Fluid droplet ejectors have been mostly associated with the printing business. Nozzles of various kinds have been reported in many publications and are commercially available. These nozzles are typically used to allow the formation and control of small ink droplets that result in high quality printing on demand.
Typically, an ink printhead has apertures or nozzles from which ink droplets are expelled onto a print medium, and the ink is routed internally through the printhead. Conventional methods of ejecting inks onto the print medium include piezoelectric transducers and bubbles formed by heat pulses to force fluid out of the nozzles. In situations where a printhead includes multiple nozzles, if one desires to selectively expel ink droplets from a specific nozzle and not the other nozzles, conventional solutions known in the art, isolate the nozzles from each other by long narrow passages that damp pressure surges in the ink fluid provided to the nozzles from a common source. Heaters can also be located at each nozzle, for the purpose of reducing ink viscosity at a specific nozzle. Thus, when a droplet is to be ejected from a specific nozzle, the heater at that nozzle is activated to heat ink at the nozzle so that when a pressure pulse is applied to the ink fluid, the ink viscosity at the nozzle is reduced enough so that a droplet of ink will be expelled from the nozzle, while the higher viscosity of the (colder) ink at the other nozzles remains high enough to prevent ejection of ink droplets from those other nozzles.
In U.S. Pat. No. 6,712,455, it is reported that a printhead includes a common ink chamber or reservoir bounded on one side by a membrane having nozzle apertures. The membrane forms a print face of the printhead. Piezoelectric elements (piezos) are located on the membrane near the nozzles. The piezos flex segments of the membrane surrounding the nozzles to eject ink droplets from the nozzle apertures. Ribs are also provided on the membrane and define boundaries of the membrane segments corresponding to the nozzles. The ribs can isolate each nozzle from the other nozzles, in two ways. First, the ribs act as stiffeners so that when piezos attached to one membrane segment flex that membrane segment, the other membrane segments are not significantly flexed. Second, when the ribs are provided on an interior surface of the membrane, they deflect the pressure pulse in the ink fluid from a flexing membrane segment, upwards, away from adjacent membrane segments/nozzles.

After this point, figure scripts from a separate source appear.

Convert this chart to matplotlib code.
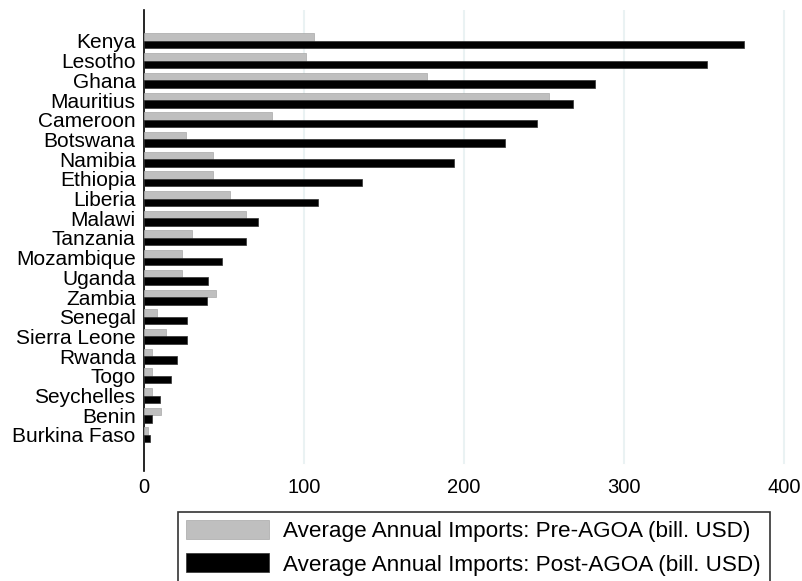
import matplotlib.pyplot as plt

countries = [
    "Kenya", "Lesotho", "Ghana", "Mauritius", "Cameroon", "Botswana",
    "Namibia", "Ethiopia", "Liberia", "Malawi", "Tanzania", "Mozambique",
    "Uganda", "Zambia", "Senegal", "Sierra Leone", "Rwanda", "Togo",
    "Seychelles", "Benin", "Burkina Faso",
]
pre_agoa = [
    106, 101, 177, 253, 80, 26, 43, 43, 54, 64, 30,
    24, 24, 45, 8, 14, 5, 5, 5, 10.5, 2.3,
]
post_agoa = [
    375, 352, 282, 268, 246, 226, 194, 136, 109, 71, 64,
    49, 40, 39.5, 27, 27, 20.5, 17, 10, 5.2, 3.8,
]
xticks = [0, 100, 200, 300, 400]

plt.rcParams["font.family"] = ["Liberation Sans", "DejaVu Sans"]

fig = plt.figure(figsize=(8.03, 5.81), dpi=100)
ax = fig.add_axes([144 / 803, 1 - 471 / 581, 1 - 144 / 803, 461 / 581])

n = len(countries)
ypos = [n - 1 - i for i in range(n)]
h = 0.38
ax.barh([y + 0.19 for y in ypos], pre_agoa, height=h, color="#bfbfbf",
        edgecolor="#a8a8a8", linewidth=0.5,
        label="Average Annual Imports: Pre-AGOA (bill. USD)", zorder=3)
ax.barh([y - 0.19 for y in ypos], post_agoa, height=h, color="black",
        edgecolor="#303030", linewidth=0.5,
        label="Average Annual Imports: Post-AGOA (bill. USD)", zorder=3)

ax.set_xlim(0, 412)
ax.set_ylim(-1.83, n - 1 + 1.57)
for x in xticks[1:]:
    ax.axvline(x, ymin=8 / 461, ymax=1, color="#eaf2f3", linewidth=1.5, zorder=1)

ax.set_xticks(xticks)
ax.set_yticks(ypos)
ax.set_yticklabels(countries)
ax.tick_params(axis="x", length=0, pad=5, labelsize=14.5)
ax.tick_params(axis="y", length=0, pad=6, labelsize=15)

for side in ["top", "right", "bottom"]:
    ax.spines[side].set_visible(False)
ax.spines["left"].set_linewidth(1.2)

# legend box runs past the bottom edge of the figure
leg = fig.legend(loc="upper left", bbox_to_anchor=(178 / 803, 1 - 512 / 581, 592 / 803, 0),
                 mode="expand", borderaxespad=0, fontsize=16.2, frameon=True,
                 fancybox=False, edgecolor="black", handlelength=3.7,
                 handleheight=0.9, handletextpad=0.62, labelspacing=0.5,
                 borderpad=0.36)
leg.get_frame().set_linewidth(1.2)

fig.savefig("out.png", dpi=100)
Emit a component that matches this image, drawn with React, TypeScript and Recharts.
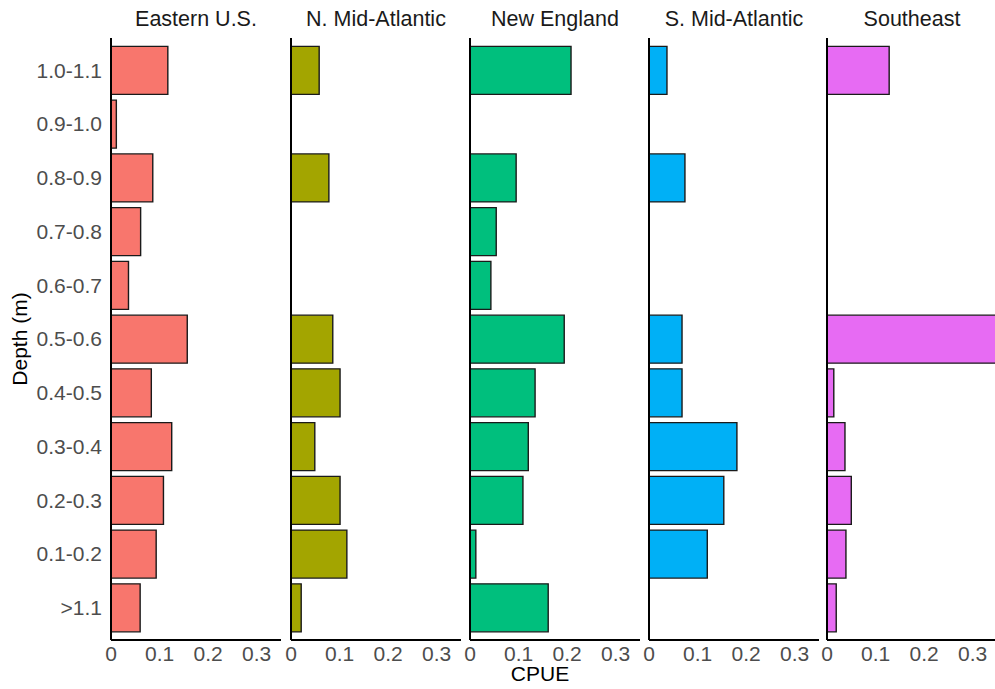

Micromachined droplet ejectors have also been reported in U.S. Pat. Nos. 6,445,109 and 6,474,786. This type of droplet ejectors include a cylindrical reservoir closed at one end with an elastic membrane including at least one aperture. A bulk actuator at the other end for actuating the fluid for ejection through the aperture. The ejector array is a micromachined two-dimensional array droplet ejector. The ejector includes a two-dimensional array of elastic membranes having orifices closing the ends of cylindrical fluid reservoirs. The fluid in the ejectors is bulk actuated to set up pressure waves in the fluid which cause fluid to form a meniscus at each orifice. Selective actuation of the membranes ejects droplets. In an alternative mode of operation, the bulk pressure wave has sufficient amplitude to eject droplets while the individual membranes are actuated to selectively prevent ejection of droplets.
These conventional and micromachined print heads or fluid ejectors suffer from various disadvantages. First, they usually require a large interconnected reservoir to store the ink or fluid. The fluid can only be ejected when this reservoir is fully filled, which usually results in large waste because these are considered dead volume. Second, the print head or ejector array has many long, narrow passages for transmitting ink to a particular nozzle. Third, many of these print heads and fluid ejectors address the need to selectively eject fluid from one particular nozzle. Because of manufacturing differences, however, these devices are not suitable to uniformly eject fluid in pico-liter quantities.
In biochemistry or related applications, there is a need for fluid ejectors that can control the fluid ejection at pico-liter level reliably. The fluid ejector is also required to have small dead volume so that there is least waste of biochemical reagents. In addition, it needs to eject fluid droplets uniformly across all orifices without satellite drops.